Monday, February 28, 2011

Blindfolded

This picture is from last year (that chair broke and we had to get me a new chair), but its such a typical image of my three middle girls that I thought I would use it for tonight's theme of family fun (left to right, Lucia, Agnese, Teresa).

We played a game after dinner. I'm not sure it has a name. One person gets blindfolded in the living room and then turned around in order to become disoriented. Then another person goes to some other part of that general area of the house and calls out the blindfolded person's name. The blindfolded person has to find the caller. Everyone else watches and laughs at all the silly things that the blindfolded person does. It may sound fairly easy to find someone by following the sound of their voice, but its harder than you think.

Everyone participated and took their turns calling and being blindfolded. We especially had fun with Josefina, of course. But everyone had fun. The blindfold reduced everyone to an equal level, in a way: Mommy and Daddy lose a lot of their advantage when they can't see and the object they seek is small and clever at scrunching itself up in a corner or behind a chair. Don't play this game in a place where you have fancy furniture, things that can be knocked over, or clutter that can cause tripping (perhaps outside would be the best place). We were in pretty open space, but I still found myself groping through the dining room before I finally came upon Lucia in the kitchen. I was surprised to find myself in the kitchen; I didn't think I was going there.

Its an odd phenomenon: to be deprived of a sense. It takes away a great deal of one's capacity. One has to rely on the other senses, which become more attentive. One also has to employ memory and common sense. Practical reasoning comes into play: Which way exactly is the sound coming from? What is this thing I am touching? Where is it in relation to the voice?

We are often presented with analogous kinds of deprivation in daily life (that's part of what makes the game so funny, deep down). "Problems" arise during the course of the day when we are lacking some of the capacities, information, or tools necessary to accomplish our goals. How often this seems to happen. And so we have to improvise. We have to make the best use of what we do have, make prudent guesses about what we need to know, and follow our best instincts. Sometimes we fail and have to start all over again. Sometimes we bungle everything and feel foolish.

Perhaps our entire lives can feel like this: stumbling around in the dark, seeking some voice, making wrong turns and having to start over. But we must not think that this means we are fools.

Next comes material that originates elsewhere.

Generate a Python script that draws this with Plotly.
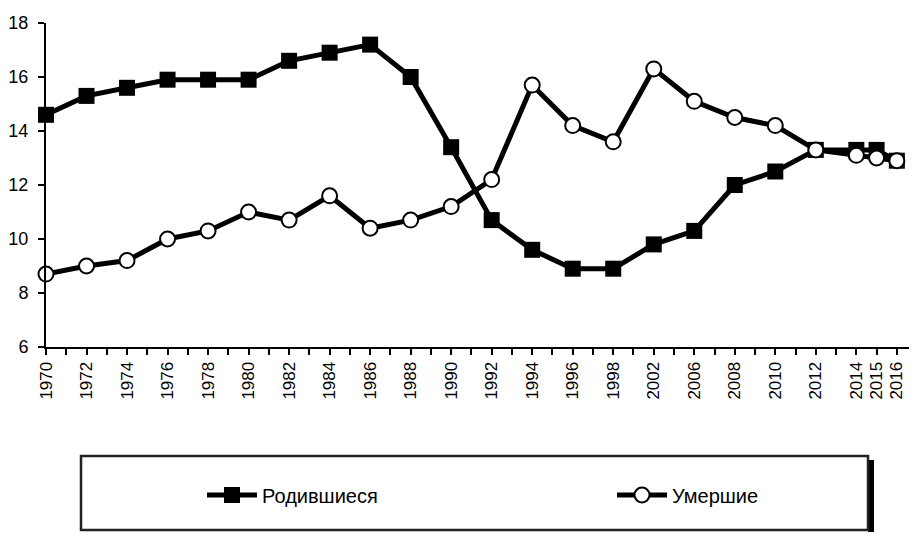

We are human. We move every day toward a destiny that is mysterious and enormous beyond any of our capacities. When we try and have difficulty, when we fail and have to start over, when we make a bit of a mess of things, lets not put ourselves down and regard ourselves as fools. In real life, it is true, we have help. Destiny has come down and created a path that we can walk even in our weakness. Our human poverty in the face of so many circumstances has been taken into account, and the "problem" that we face and wrestle with and might not be able to solve need not be considered "failure" if we have tried our best with what we have. In any case, we ought not to condemn ourselves. We need to learn to laugh a little at what is, after all, more than a little humorous. Humor is part of the human condition, and every one of us--without exception--is funny. At the depth of this humor one discovers the diamond of joy.